DR. XAVIER PIERRON: Certainly. It makes us think differently. We had to reset a little bit our operating system. That was a massive reset.

So now during lockdown, we always seen that it was a difficult period to live. Lives were lost, yet we could see the environment taking back over quickly over the urban environment. So yes, that was certainly a good thing that the way we function is detrimental to the planet and the people. And yet when we take a step back, we can very, very quickly see the improvements.

So although we very quickly went back to our consuming patterns, I think in people's minds something has shifted. And now the talks about sustainability, sustainable supply chain, sustainable logistics, the circular economy, it has come forward. We were discussing at the beginning of the master class that supply chains-- there used to be a term used by practitioners. Now everybody is aware of supply chain.

So now same for sustainability. It's the same. It has come at the foreground, so people think differently. People consume differently, and they're willing to try different consuming patterns, basically.

So yes, definitely. There's something good to take out everything.

DR. RICHARD FARR: Excellent, and that seems like a good time to talk about skills. You talk to companies.

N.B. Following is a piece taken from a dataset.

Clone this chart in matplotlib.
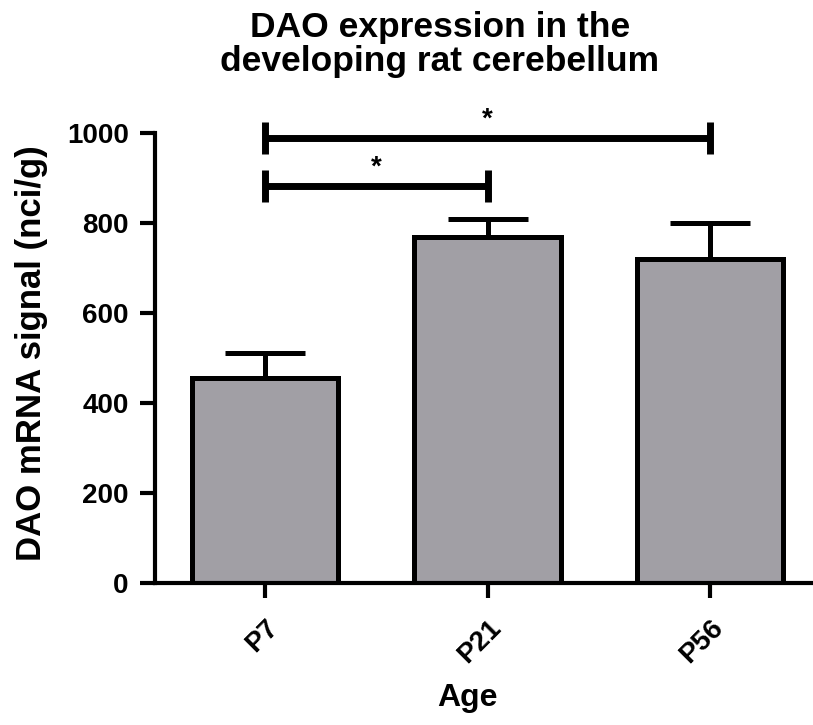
import numpy as np
import matplotlib
matplotlib.use('Agg')
import matplotlib.pyplot as plt

# data
ages = ['P7', 'P21', 'P56']
means = [456, 769, 720]
sem = [55, 40, 80]
# significance brackets: (left bar, right bar, height)
sig_pairs = [(0, 1, 882), (0, 2, 989)]

plt.rcParams['font.family'] = ['Liberation Sans', 'DejaVu Sans']
plt.rcParams['font.weight'] = 'bold'

fig = plt.figure(figsize=(8.13, 7.25), dpi=100)
ax = fig.add_axes([0.1907, 0.1959, 0.8094, 0.6207])

x = np.arange(len(ages))
ax.bar(x, means, width=0.66, color='#a19fa5', edgecolor='black', linewidth=3.6, zorder=2)
ax.errorbar(x, means, yerr=[np.zeros(len(sem)), sem], fmt='none', ecolor='black',
            elinewidth=3.6, capsize=29, capthick=3.6, zorder=1)

# brackets with stars
for a, b, h in sig_pairs:
    ax.plot([a, b], [h, h], color='black', lw=5, clip_on=False, solid_capstyle='butt')
    for xx in (a, b):
        ax.plot([xx, xx], [h - 35, h + 35], color='black', lw=5, clip_on=False, solid_capstyle='butt')
    ax.text((a + b) / 2, h + 12, '*', ha='center', va='bottom', fontsize=20, fontweight='bold')

ax.set_xlim(-0.494, 2.463)
ax.set_ylim(0, 1000)
ax.set_yticks([0, 200, 400, 600, 800, 1000])
ax.set_xticks(x)
ax.set_xticklabels(ages, rotation=45, ha='right', rotation_mode='anchor')

for s in ['top', 'right']:
    ax.spines[s].set_visible(False)
ax.spines['left'].set_linewidth(3)
ax.spines['bottom'].set_linewidth(3)
ax.tick_params(axis='y', length=11, width=3, labelsize=20, pad=8)
ax.tick_params(axis='x', length=11, width=3, labelsize=20, pad=12)
for lab in ax.get_xticklabels() + ax.get_yticklabels():
    lab.set_fontweight('bold')

ax.set_ylabel('DAO mRNA signal (nci/g)', fontsize=25, fontweight='bold')
ax.yaxis.set_label_coords(-0.163, 0.51)
ax.set_xlabel('Age', fontsize=23, fontweight='bold')
ax.xaxis.set_label_coords(0.475, -0.222)
fig.text(0.541, 0.985, 'DAO expression in the\ndeveloping rat cerebellum', ha='center', va='top',
         fontsize=25.5, fontweight='bold', linespacing=1.06)

fig.savefig('out.png', dpi=100)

We both talk to companies.

Is there a change in the skill set that employers are looking for to cope with the kind of things that have changed in the industry?

DR. XAVIER PIERRON: Certainly, Richard. In just one word, agility, creativity, adaptability. When we are in a world that changes so fast, we need these soft skills. They are critical because hard skills are very good because they are the basis of education and then also into a career. But also to last and to be efficient and productive in their career, we need to think differently because the businesses we operate today in 2022 will be extremely different in 2025 and 2030.

And we cannot teach that but the ability to adapt, and this is definitely what to try to do at Hull Online, to have that possibility to be creative, to work in teams, to be a problem solver. And this is the essence of being into a crisis mode. We need to solve these problems so that then we can reconnect with a path of growth and visibility.